11:10 Interactive Q&A with Instructors and Participants
11:30 Close of Workshop
Instructors
Michele Busby, Ph.D., Computational Biologist, Broad Technology Labs, Broad Institute
Michele Busby is a computational biologist at Broad Technology Labs, the Broad Institute’s internal innovation hub for developing breakthrough technologies and providing them as products to the greater scientific community. Her work focuses on computational methods for assessing and ensuring the quality of the data produced at the BTL. She received her Ph.D. in Biology/Bioinformatics from Boston College where she developed Scotty, a web-based application that uses a statistical model to assist users to design adequately powered RNA-Seq experiments.
Kaitlin Samocha, Research Scientist, Mark Daly Laboratory, Analytic and Translational Genetics Unit, Broad Institute
Kaitlin Samocha is a Ph.D. candidate in the Biological and Biomedical Sciences (BBS) graduate program at Harvard University. Under the mentorship of Dr. Mark Daly, she developed a model of the rate of spontaneous mutation in the human exome (the protein-coding region of the genome). The model became the basis of a statistical framework to rigorously evaluate the burden of de novo variants, and has been applied in studies of disorders ranging from congenital heart disease to autism spectrum disorders. More recently, the model has been used to predict the expected number of rare variants in large reference populations.
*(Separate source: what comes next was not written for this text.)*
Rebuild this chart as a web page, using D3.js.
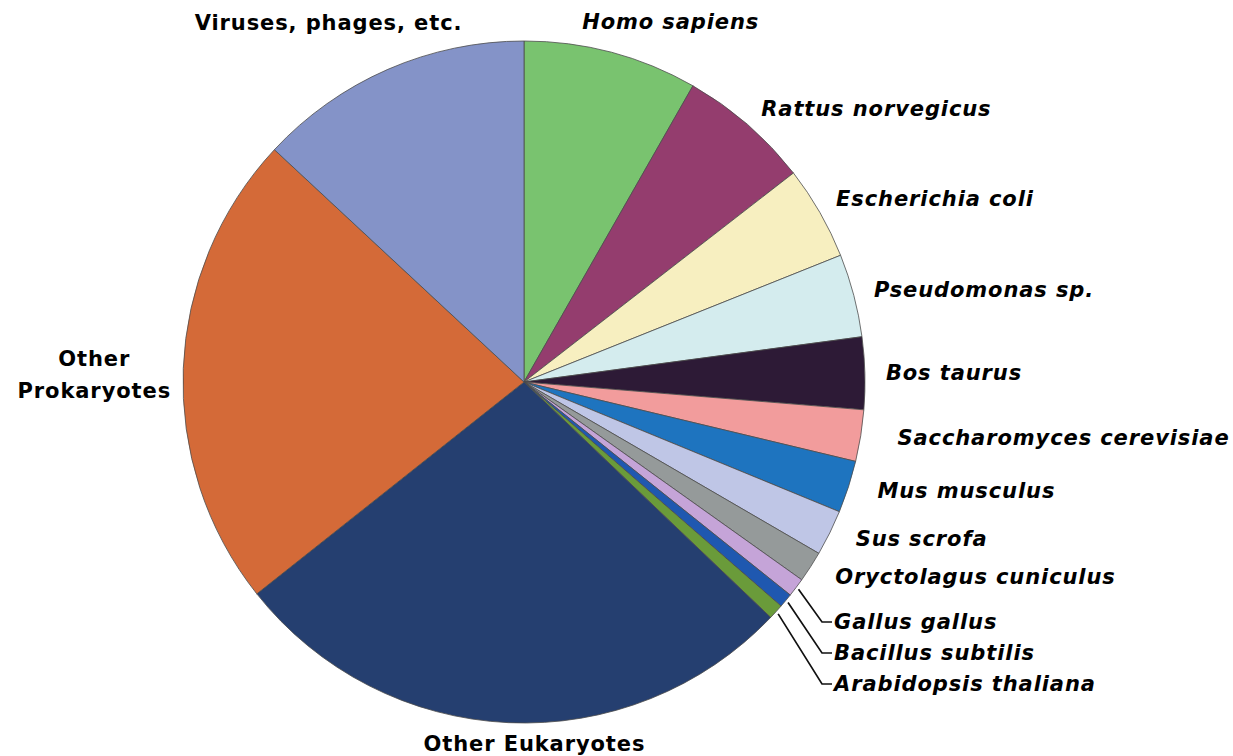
<!DOCTYPE html>
<html>
<head>
<meta charset="utf-8">
<script src="https://cdn.jsdelivr.net/npm/d3@7"></script>
<style>
  body { margin: 0; background: #fff; }
  svg { display: block; }
  .lbl { font-family: "DejaVu Sans", Verdana, sans-serif; font-weight: bold; font-size: 21px; letter-spacing: 0.9px; fill: #000; }
</style>
</head>
<body>
<div id="chart"></div>
<script>
// slices, clockwise from 12 o'clock (share of total, %)
const taxa = [
    "Homo sapiens", "Rattus norvegicus", "Escherichia coli", "Pseudomonas sp.",
    "Bos taurus", "Saccharomyces cerevisiae", "Mus musculus", "Sus scrofa",
    "Oryctolagus cuniculus", "Gallus gallus", "Bacillus subtilis", "Arabidopsis thaliana",
    "Other Eukaryotes", "Other Prokaryotes", "Viruses, phages, etc."
];
const shares = [8.25, 6.25, 4.44, 3.94, 3.42, 2.44, 2.47, 2.17, 1.47, 0.89, 0.67, 0.72, 27.2, 22.6, 13.07];
const sliceColors = [
    "#79c36f", "#943d6e", "#f7efc0", "#d4ecee", "#2d1a36", "#f29c9c", "#1e74bf", "#bfc6e6",
    "#959a9a", "#c5a4d8", "#1f58b0", "#6a9b3a", "#253f70", "#d46a38", "#8493c8"
];
// groups that are not a single species -> upright text
const groupLabels = ["Other Eukaryotes", "Other Prokaryotes", "Viruses, phages, etc."];
// tiny slices that get a leader line
const leaderLabels = ["Gallus gallus", "Bacillus subtilis", "Arabidopsis thaliana"];

const width = 1233, height = 756;
const cx = 524, cy = 382, radius = 341;
const labelR = 362;

// hand nudges so labels sit where the original put them
const nudge = {
    "Homo sapiens": [54, -10],
    "Escherichia coli": [-2, -3],
    "Saccharomyces cerevisiae": [16, -1],
    "Mus musculus": [9, -3],
    "Sus scrofa": [7, -4],
    "Oryctolagus cuniculus": [7, -2],
    "Other Eukaryotes": [27, 0],
    "Viruses, phages, etc.": [-51, -27]
};

const svg = d3.select("#chart").append("svg")
    .attr("width", width)
    .attr("height", height);

const pie = d3.pie().sort(null).value(d => d.value);
const data = taxa.map((t, i) => ({name: t, value: shares[i], color: sliceColors[i]}));
const arcs = pie(data);

const arc = d3.arc().innerRadius(0).outerRadius(radius);

const g = svg.append("g").attr("transform", `translate(${cx},${cy})`);

g.selectAll("path")
    .data(arcs)
    .enter().append("path")
    .attr("d", arc)
    .attr("fill", d => d.data.color)
    .attr("stroke", "#4d4d4d")
    .attr("stroke-width", 0.8)
    .attr("stroke-linejoin", "round");

function polar(angle, r) {
    return [Math.sin(angle) * r, -Math.cos(angle) * r];
}

// regular labels
arcs.filter(d => leaderLabels.indexOf(d.data.name) < 0).forEach(d => {
    let mid = (d.startAngle + d.endAngle) / 2;
    let [x, y] = polar(mid, labelR);
    let s = Math.sin(mid);
    let anchor = s > 0.2 ? "start" : (s < -0.2 ? "end" : "middle");
    let n = nudge[d.data.name] || [0, 0];
    let name = d.data.name;

    if (name === "Homo sapiens" || name === "Viruses, phages, etc.") anchor = "middle";

    let text = g.append("text")
        .attr("class", "lbl")
        .attr("text-anchor", anchor)
        .style("font-style", groupLabels.indexOf(name) < 0 ? "italic" : "normal");

    if (name === "Other Prokaryotes") {
        // two stacked lines, centred
        text.attr("text-anchor", "middle");
        let tx = x - 68, ty = y + 7;
        text.append("tspan").attr("x", tx).attr("y", ty - 16).attr("dy", "0.35em").text("Other");
        text.append("tspan").attr("x", tx).attr("y", ty + 16).attr("dy", "0.35em").text("Prokaryotes");
    } else {
        text.attr("x", x + n[0])
            .attr("y", y + n[1])
            .attr("dy", "0.35em")
            .text(name);
    }
});

// leader-line labels, stacked under the last regular label
const leaderX = 822 - cx;
let leaderY = 622 - cy;
arcs.filter(d => leaderLabels.indexOf(d.data.name) >= 0).forEach(d => {
    let mid = (d.startAngle + d.endAngle) / 2;
    let [x0, y0] = polar(mid, radius + 3);

    g.append("path")
        .attr("d", d3.line()([[x0, y0], [leaderX, leaderY], [leaderX + 10, leaderY]]))
        .attr("fill", "none")
        .attr("stroke", "#111")
        .attr("stroke-width", 1.7);

    g.append("text")
        .attr("class", "lbl")
        .style("font-style", "italic")
        .attr("x", leaderX + 12)
        .attr("y", leaderY)
        .attr("dy", "0.35em")
        .text(d.data.name);

    leaderY += 31;
});
</script>
</body>
</html>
These predictions were then used to empirically define a set of genes that are under significant selective constraint, and are therefore more likely to contribute to disease.
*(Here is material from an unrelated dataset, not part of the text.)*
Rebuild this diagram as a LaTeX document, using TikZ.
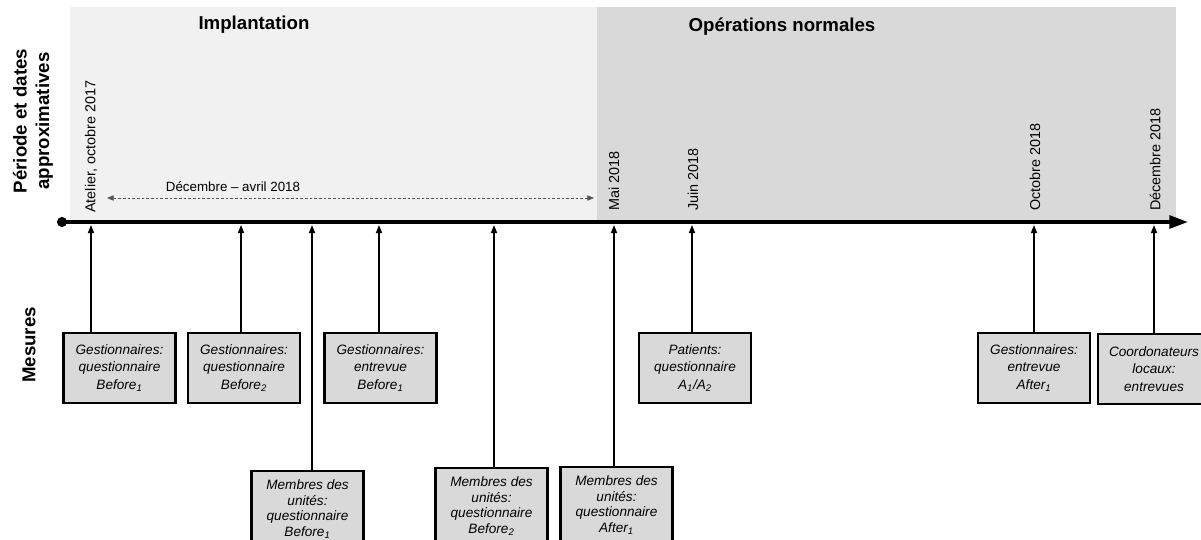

Dinanath Sulakhe, Engagement Manager and Solutions Architect, Computation Institute, University of Chicago and Argonne National Lab
Dinanath is an engagement manager and solutions architect at the Computation Institute. He received his Masters in Computer Science from Illinois Institute of Technology in 2003 and has an extensive background and experience in Biomedical informatics and Systems Biology for over a decade working at Argonne National Laboratory and the University of Chicago.
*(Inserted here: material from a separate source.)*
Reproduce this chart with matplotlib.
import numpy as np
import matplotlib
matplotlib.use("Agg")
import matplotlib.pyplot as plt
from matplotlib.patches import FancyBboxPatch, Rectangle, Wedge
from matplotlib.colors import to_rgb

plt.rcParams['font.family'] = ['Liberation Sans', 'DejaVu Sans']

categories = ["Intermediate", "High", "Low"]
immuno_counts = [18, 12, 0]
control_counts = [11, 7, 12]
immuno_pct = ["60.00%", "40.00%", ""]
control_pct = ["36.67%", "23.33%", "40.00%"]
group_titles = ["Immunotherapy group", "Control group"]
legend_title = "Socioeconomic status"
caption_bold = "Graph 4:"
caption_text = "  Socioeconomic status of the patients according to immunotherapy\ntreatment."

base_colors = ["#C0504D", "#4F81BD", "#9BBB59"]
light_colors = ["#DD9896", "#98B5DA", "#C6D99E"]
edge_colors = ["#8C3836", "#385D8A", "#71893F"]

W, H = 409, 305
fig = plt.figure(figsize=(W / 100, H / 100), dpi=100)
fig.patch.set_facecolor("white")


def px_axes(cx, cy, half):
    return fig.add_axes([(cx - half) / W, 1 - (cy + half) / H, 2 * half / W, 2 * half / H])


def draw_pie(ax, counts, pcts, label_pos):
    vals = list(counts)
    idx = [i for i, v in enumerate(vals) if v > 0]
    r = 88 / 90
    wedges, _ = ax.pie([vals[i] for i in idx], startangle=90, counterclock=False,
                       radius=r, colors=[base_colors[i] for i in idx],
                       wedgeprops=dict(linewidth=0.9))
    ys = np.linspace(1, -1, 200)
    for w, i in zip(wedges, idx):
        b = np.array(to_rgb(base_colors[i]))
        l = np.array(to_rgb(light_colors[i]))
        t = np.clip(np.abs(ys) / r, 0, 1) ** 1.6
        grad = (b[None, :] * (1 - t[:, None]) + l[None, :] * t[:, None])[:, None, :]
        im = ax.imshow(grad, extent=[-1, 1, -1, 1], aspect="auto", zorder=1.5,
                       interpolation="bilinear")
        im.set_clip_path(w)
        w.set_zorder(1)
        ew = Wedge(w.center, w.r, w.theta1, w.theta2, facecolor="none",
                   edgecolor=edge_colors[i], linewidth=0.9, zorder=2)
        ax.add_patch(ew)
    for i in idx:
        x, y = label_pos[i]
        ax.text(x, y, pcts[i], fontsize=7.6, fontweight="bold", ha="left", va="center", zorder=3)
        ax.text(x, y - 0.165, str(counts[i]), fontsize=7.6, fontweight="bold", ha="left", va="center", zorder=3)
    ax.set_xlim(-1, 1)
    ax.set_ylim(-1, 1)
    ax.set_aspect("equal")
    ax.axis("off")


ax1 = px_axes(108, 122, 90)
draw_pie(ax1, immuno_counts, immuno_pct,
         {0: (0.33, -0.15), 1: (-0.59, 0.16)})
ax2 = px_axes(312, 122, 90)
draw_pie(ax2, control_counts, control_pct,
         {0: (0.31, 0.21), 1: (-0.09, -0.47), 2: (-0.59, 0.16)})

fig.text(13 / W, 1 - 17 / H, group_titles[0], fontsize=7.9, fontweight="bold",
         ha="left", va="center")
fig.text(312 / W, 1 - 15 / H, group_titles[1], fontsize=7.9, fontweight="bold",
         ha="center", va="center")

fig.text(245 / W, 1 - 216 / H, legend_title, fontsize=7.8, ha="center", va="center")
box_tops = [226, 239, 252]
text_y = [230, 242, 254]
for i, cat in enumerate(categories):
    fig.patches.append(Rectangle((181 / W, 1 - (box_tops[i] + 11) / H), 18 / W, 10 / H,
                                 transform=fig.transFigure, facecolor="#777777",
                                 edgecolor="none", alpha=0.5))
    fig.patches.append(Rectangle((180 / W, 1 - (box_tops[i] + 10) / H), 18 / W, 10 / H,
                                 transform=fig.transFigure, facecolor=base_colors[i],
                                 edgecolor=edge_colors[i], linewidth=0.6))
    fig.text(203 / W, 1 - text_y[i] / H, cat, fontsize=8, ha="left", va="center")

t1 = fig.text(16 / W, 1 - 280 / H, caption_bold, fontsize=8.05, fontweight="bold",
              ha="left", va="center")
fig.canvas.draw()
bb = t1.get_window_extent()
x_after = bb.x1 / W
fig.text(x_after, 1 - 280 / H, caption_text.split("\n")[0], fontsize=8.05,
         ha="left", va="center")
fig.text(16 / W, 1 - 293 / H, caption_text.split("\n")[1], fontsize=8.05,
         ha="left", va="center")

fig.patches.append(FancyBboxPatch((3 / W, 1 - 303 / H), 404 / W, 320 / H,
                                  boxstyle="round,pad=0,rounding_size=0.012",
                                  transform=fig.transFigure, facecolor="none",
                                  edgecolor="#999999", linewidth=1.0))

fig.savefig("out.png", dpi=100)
Lu Zhang, Ph.D., Principal Bioinformatics Scientist, Seven Bridges Genomics
Lu Zhang is a Principal Bioinformatics Scientist at Seven Bridges, which helps large organizations conduct population-scale biomedical data analysis via its software platform. Since Lu joined Seven Bridges in June 2012, she has worked closely with interdisciplinary teams, and led several research projects. In her current role, Lu is responsible for identifying, examining, and deploying promising scalable analytical technologies to tackle the challenges in the field of precision medicine, with a focus on cancer genomics. Her special areas of expertise are modeling, algorithms, genomics, lipidomics, and molecular dynamics. Lu is the author or co-author of six scientific research papers and one book chapter. Lu holds a BS in Bioinformatics from Zhejiang University of China and a Ph.D. in Computational Biology from Boston College. While at Boston College, she served as the Vice President of Boston College Chinese Students and Scholars Association (BC-CSSA) 2011. Lu was also a co-organizer of MIT-China Innovation and Entrepreneurship Forum (MIT-CHIEF) 2011, and a mentor for Research Science Institute (RSI) scholars 2010.